■ **TASK TO CARRY OUT**: Every line below that contains "with" is to be copied.

(Code that draws figures)
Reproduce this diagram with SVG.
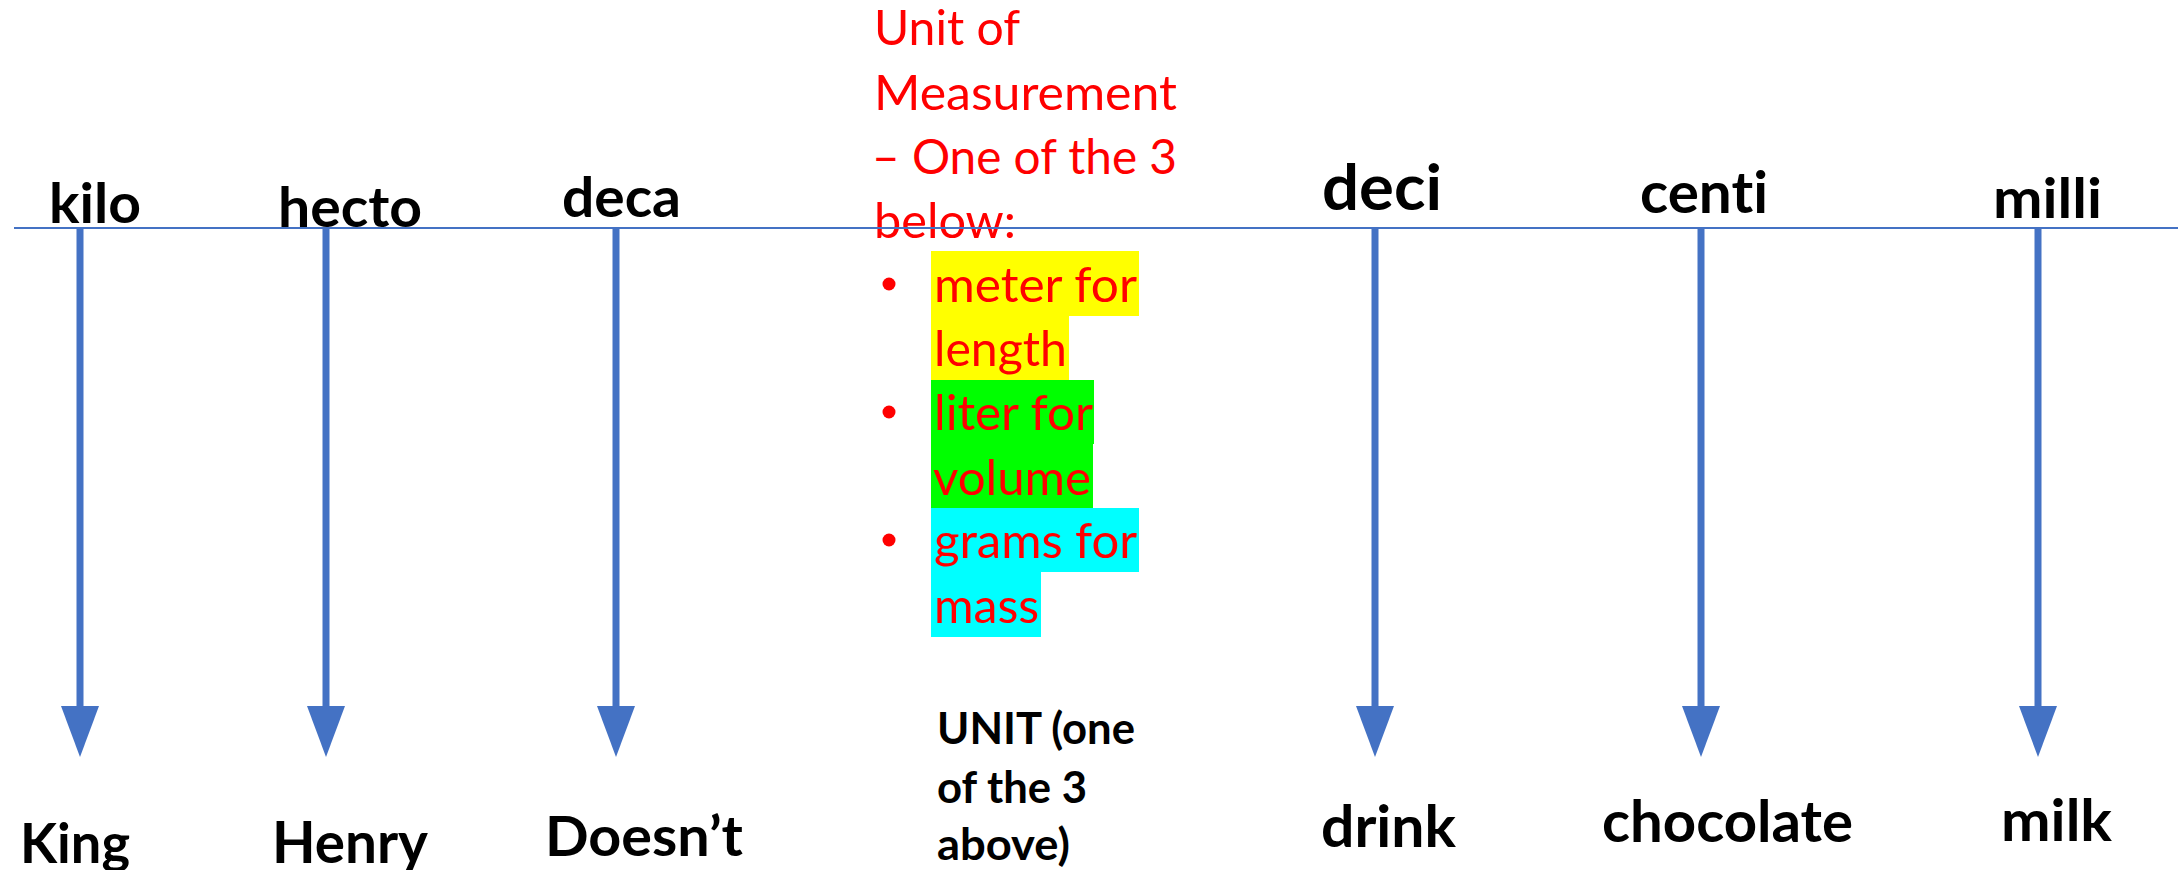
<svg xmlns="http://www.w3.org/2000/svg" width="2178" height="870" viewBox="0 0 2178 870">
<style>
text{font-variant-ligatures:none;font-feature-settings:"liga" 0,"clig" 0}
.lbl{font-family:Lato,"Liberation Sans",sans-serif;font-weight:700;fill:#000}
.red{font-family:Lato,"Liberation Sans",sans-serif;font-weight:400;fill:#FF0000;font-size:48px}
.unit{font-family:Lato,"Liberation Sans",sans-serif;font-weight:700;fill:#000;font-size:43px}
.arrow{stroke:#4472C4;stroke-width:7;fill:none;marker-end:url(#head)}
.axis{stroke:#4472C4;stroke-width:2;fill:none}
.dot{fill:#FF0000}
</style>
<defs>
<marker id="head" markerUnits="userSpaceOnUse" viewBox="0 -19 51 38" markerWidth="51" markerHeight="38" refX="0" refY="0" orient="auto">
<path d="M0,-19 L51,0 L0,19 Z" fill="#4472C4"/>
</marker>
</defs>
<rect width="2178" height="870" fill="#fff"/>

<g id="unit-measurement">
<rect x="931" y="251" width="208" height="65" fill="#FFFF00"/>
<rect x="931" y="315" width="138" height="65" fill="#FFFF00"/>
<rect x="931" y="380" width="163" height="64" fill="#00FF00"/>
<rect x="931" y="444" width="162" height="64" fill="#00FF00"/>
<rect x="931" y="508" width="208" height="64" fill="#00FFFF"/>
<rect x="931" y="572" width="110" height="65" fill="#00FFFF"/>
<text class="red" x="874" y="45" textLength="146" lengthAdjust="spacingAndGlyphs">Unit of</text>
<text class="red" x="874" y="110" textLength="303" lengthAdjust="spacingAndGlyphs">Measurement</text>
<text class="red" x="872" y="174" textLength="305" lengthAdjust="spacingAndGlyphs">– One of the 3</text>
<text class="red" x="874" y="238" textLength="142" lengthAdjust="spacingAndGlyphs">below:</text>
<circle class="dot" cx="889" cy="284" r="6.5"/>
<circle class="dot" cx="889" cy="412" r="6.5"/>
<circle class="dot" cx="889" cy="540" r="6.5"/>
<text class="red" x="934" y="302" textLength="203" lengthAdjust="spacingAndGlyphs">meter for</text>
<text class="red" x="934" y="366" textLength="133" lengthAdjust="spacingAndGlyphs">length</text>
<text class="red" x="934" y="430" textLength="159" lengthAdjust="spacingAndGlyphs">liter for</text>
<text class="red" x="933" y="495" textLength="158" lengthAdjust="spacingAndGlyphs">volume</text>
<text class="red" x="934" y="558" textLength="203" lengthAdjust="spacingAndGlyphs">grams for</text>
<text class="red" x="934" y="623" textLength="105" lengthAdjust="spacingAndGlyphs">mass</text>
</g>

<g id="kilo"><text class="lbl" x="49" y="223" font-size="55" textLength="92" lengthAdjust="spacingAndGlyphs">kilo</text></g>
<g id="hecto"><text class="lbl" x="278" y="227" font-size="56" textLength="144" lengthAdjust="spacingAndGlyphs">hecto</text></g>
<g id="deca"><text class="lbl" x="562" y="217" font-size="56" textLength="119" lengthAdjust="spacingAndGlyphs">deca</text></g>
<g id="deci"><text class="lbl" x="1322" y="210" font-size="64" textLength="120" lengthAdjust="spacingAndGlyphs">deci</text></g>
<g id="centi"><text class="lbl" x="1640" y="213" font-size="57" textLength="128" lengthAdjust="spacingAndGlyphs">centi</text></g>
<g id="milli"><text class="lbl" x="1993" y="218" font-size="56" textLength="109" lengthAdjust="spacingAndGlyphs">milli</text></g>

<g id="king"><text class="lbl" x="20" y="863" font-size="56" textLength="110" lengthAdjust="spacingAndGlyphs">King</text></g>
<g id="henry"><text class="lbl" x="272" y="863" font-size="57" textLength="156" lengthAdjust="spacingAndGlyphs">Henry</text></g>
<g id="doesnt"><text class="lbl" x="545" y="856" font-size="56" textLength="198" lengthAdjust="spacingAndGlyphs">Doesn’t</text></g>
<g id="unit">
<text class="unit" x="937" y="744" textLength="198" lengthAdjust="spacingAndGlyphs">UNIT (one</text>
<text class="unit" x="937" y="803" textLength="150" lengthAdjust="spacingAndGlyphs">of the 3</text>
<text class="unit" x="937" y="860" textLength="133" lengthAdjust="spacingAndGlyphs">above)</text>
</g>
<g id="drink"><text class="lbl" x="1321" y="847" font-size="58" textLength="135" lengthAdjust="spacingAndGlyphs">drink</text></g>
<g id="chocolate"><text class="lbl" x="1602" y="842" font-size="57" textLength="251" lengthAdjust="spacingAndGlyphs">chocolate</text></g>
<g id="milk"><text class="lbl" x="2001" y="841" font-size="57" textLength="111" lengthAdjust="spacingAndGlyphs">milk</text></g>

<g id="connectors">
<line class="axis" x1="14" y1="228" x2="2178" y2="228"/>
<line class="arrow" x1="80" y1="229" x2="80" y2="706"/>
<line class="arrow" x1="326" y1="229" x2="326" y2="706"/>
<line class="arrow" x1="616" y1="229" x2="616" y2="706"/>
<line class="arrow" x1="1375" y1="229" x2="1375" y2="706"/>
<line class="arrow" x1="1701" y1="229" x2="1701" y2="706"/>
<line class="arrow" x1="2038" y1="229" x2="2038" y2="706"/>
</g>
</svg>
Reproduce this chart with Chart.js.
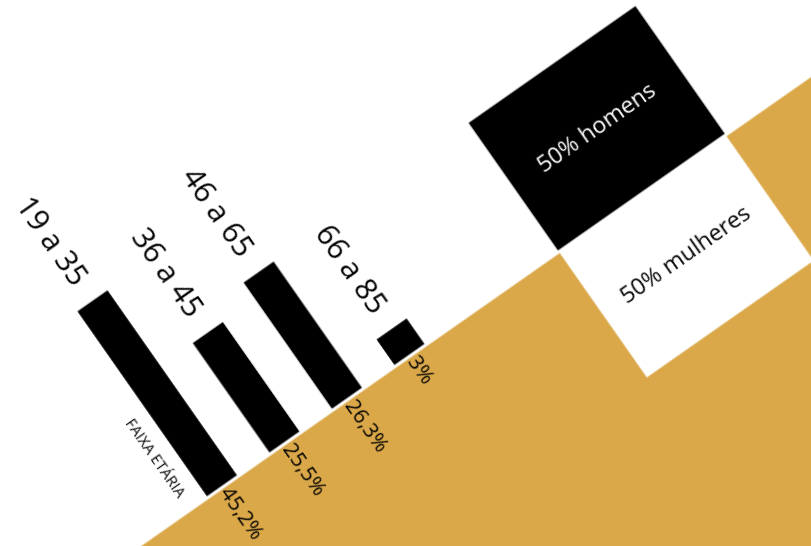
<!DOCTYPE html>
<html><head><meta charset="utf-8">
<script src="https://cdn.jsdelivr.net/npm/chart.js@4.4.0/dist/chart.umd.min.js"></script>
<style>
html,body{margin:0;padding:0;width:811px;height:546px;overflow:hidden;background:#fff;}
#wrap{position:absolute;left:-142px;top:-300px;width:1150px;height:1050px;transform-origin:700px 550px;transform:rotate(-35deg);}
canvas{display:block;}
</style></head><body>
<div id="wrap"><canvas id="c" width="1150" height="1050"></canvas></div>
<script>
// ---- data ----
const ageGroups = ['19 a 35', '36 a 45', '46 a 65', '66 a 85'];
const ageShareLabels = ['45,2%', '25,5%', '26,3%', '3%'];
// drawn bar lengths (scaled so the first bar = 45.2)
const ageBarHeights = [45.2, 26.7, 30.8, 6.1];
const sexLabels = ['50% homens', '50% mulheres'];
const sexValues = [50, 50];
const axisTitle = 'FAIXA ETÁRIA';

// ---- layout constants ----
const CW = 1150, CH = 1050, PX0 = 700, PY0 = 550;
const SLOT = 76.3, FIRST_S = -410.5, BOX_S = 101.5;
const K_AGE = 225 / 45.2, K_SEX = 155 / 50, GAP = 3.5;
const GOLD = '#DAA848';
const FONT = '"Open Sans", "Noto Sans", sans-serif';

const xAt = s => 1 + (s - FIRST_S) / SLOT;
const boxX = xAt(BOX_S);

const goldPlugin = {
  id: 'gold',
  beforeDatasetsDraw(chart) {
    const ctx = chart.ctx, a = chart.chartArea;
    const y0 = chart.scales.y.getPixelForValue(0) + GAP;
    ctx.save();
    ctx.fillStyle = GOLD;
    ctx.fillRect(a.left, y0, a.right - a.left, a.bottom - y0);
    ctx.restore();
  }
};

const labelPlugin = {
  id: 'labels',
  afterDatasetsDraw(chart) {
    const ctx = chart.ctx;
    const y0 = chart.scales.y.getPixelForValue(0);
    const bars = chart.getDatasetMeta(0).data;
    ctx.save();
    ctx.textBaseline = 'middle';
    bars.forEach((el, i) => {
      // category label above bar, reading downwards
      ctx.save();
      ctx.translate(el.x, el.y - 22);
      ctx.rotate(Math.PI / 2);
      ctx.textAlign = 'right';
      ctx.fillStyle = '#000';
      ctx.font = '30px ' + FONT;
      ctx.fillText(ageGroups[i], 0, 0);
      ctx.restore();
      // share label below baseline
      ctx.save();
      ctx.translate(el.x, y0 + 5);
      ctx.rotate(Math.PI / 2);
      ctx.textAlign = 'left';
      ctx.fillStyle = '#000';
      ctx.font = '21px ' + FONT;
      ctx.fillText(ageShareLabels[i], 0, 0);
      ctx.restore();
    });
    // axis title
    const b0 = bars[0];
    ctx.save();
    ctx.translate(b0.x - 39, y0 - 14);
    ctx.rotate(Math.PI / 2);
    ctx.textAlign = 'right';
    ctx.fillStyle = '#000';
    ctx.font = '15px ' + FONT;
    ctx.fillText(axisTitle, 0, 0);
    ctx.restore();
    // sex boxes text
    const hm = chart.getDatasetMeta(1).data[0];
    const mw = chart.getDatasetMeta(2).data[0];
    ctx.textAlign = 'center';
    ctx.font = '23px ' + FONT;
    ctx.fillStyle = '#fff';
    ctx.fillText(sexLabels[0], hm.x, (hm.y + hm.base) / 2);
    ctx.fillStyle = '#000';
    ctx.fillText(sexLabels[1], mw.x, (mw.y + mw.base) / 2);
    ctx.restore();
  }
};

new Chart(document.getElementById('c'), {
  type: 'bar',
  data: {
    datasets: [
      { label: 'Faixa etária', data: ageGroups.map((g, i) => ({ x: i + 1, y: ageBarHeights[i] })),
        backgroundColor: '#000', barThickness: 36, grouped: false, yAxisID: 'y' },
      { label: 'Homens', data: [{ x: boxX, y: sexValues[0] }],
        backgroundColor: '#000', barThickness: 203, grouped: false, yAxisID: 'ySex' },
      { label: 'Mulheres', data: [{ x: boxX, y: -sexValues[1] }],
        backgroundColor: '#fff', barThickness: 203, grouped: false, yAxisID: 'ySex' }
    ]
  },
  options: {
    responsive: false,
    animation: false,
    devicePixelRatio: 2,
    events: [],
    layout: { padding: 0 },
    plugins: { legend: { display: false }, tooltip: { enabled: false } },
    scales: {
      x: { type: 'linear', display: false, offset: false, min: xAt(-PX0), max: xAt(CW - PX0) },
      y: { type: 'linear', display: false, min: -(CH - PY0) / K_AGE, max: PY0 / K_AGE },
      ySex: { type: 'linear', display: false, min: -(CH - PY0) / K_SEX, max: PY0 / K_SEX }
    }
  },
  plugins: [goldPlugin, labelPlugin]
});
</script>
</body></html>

■ **FINISHED EXERCISE**:
Reproduce this diagram with SVG.
Reproduce this chart with Chart.js.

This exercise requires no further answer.